North and north-east full-fibre plans

In the coming months the following locations will see Openreach carry out upgrades.

These include:

  • Alford
  • Dornoch (co-funded Community Fibre Partnership)
  • Fraserburgh
  • Inverness
  • Muir of Ord (co-funded Community Fibre Partnership)
  • Peterhead
  • Portlethen
Openreach engineers being trained. Image: Openreach

Imminent planned build locations for the Scottish Government’s Reaching 100% programme include eligible premises in Kintore, Inverbervie and Kemnay in Aberdeenshire and Onich and Spean Bridge in the Highlands.

The R100 rollout due to reach places like Pitcaple, Insch and St Cyrus, Mid Yell, Sandwick and Ballachulish and Gorthleck later this year.

No immediate plans for Aberdeen

But Openreach confirmed it has no immediate plans to improve its full-fibre coverage within Aberdeen.

It said its full fibre infrastructure now covers 54% of Aberdeen premises, a total of 67,400 homes and businesses.

Openreach said: “That’s one of our most advanced local authority builds in Scotland (and our superfast broadband at 30Mbps+ is also available to 97% of city homes).

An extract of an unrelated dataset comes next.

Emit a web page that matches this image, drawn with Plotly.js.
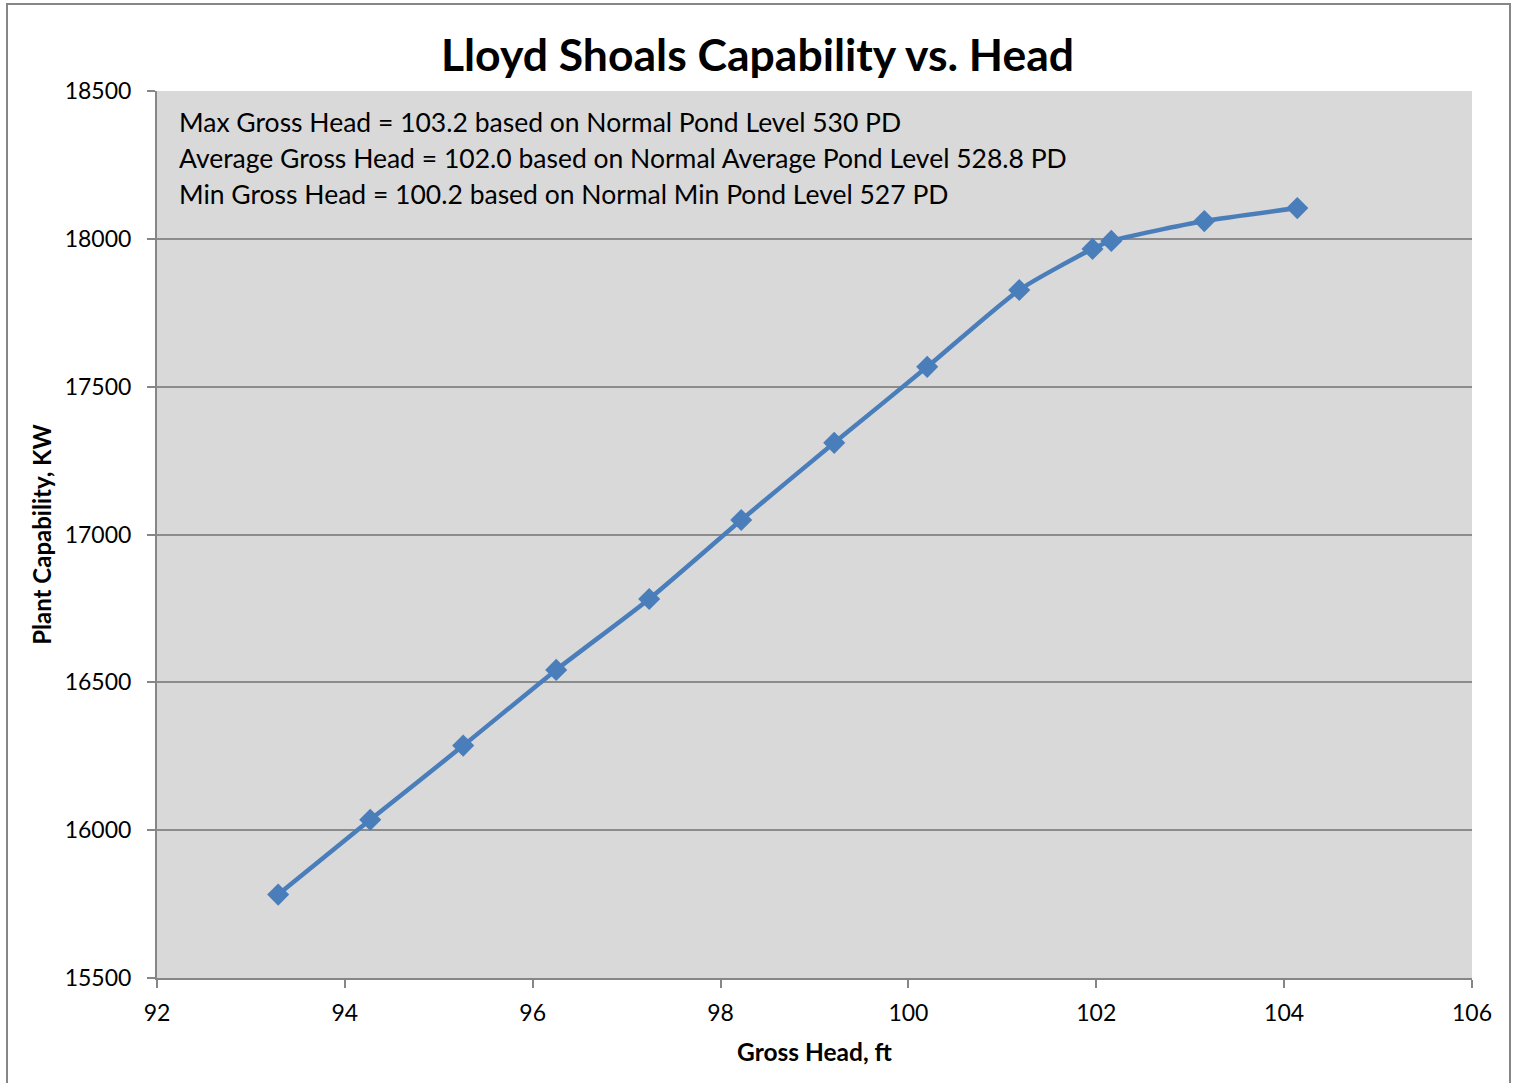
<!DOCTYPE html>
<html><head><meta charset="utf-8">
<script src="https://cdn.plot.ly/plotly-3.0.1.min.js"></script>
<style>html,body{margin:0;padding:0;background:#fff}#chart{width:1515px;height:1083px}</style>
</head><body><div id="chart"></div>
<script>
const grossHead = [93.29, 94.27, 95.26, 96.25, 97.24, 98.22, 99.21, 100.20, 101.18, 101.96, 102.16, 103.15, 104.14];
const capabilityKW = [15782, 16035, 16286, 16542, 16782, 17049, 17310, 17567, 17827, 17966, 17993, 18060, 18104];
const noteLines = [
  "Max Gross Head = 103.2 based on Normal Pond Level 530 PD",
  "Average Gross Head = 102.0 based on Normal Average Pond Level 528.8 PD",
  "Min Gross Head = 100.2 based on Normal Min Pond Level 527 PD"
];
const xTicks = [92, 94, 96, 98, 100, 102, 104, 106];
const yTicks = [15500, 16000, 16500, 17000, 17500, 18000, 18500];

const W = 1515, H = 1083, L = 157, R = 43, T = 91, B = 105;
const pw = W - L - R, ph = H - T - B;
const px = v => (v - L) / pw;
const py = v => (H - B - v) / ph;

const font = "Lato, 'Open Sans', sans-serif";
const trace = {
  x: grossHead, y: capabilityKW, type: 'scatter', mode: 'lines+markers',
  line: {color: '#4A7EBB', width: 4.5, shape: 'spline', smoothing: 0.6},
  marker: {symbol: 'diamond', size: 17, color: '#4A7EBB'},
  hoverinfo: 'skip'
};
const layout = {
  width: W, height: H,
  margin: {l: L, r: R, t: T, b: B},
  paper_bgcolor: '#ffffff', plot_bgcolor: '#D9D9D9',
  showlegend: false,
  font: {family: font, color: '#000', size: 23},
  title: {text: '<b>Lloyd Shoals Capability vs. Head</b>', font: {family: font, size: 44.5, color: '#000'}, x: 0.5, xref: 'container', y: 0.949, yref: 'container', yanchor: 'middle'},
  xaxis: {
    range: [92, 106], tickvals: xTicks, ticktext: xTicks.map(String),
    showgrid: false, zeroline: false, showline: true, linecolor: '#868686', linewidth: 2,
    ticks: 'outside', ticklen: 8, tickcolor: '#868686', tickwidth: 2,
    tickfont: {family: font, size: 23}, ticklabelstandoff: 5,
    title: {text: '<b>Gross Head, ft</b>', font: {family: font, size: 24.5}, standoff: 19}
  },
  yaxis: {
    range: [15500, 18500], tickvals: yTicks, ticktext: yTicks.map(String),
    showgrid: true, gridcolor: '#8C8C8C', gridwidth: 2, zeroline: false,
    showline: true, linecolor: '#868686', linewidth: 2,
    ticks: 'outside', ticklen: 8, tickcolor: '#868686', tickwidth: 2,
    tickfont: {family: font, size: 23}, ticklabelstandoff: 11,
    title: {text: '<b>Plant Capability, KW</b>', font: {family: font, size: 24}, standoff: 6}
  },
  annotations: noteLines.map((t, i) => ({
    text: t, xref: 'paper', yref: 'paper', x: px(177), y: py(122 + 36 * i),
    xanchor: 'left', yanchor: 'middle', showarrow: false,
    font: {family: font, size: 26.5, color: '#000'}
  })),
  shapes: [{
    type: 'rect', xref: 'paper', yref: 'paper',
    x0: px(7), x1: px(1510), y0: py(1090), y1: py(4),
    line: {color: '#868686', width: 2}, fillcolor: 'rgba(0,0,0,0)', layer: 'below'
  }]
};
Plotly.newPlot('chart', [trace], layout, {staticPlot: true});
</script></body></html>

“Meanwhile our full fibre network also now covers 50 per cent of Moray, or 24,000 properties.

“There is more to do but our announced investment plans cover the next several years, so will be ongoing.

“We’re delivering a balanced build that covers both urban and more rural areas.”

Openreach said its £15bn investment could bring a £72bn boost to the output of the UK economy in 2030.

Its current plans will see full fibre broadband reach 25 million homes by December 2026.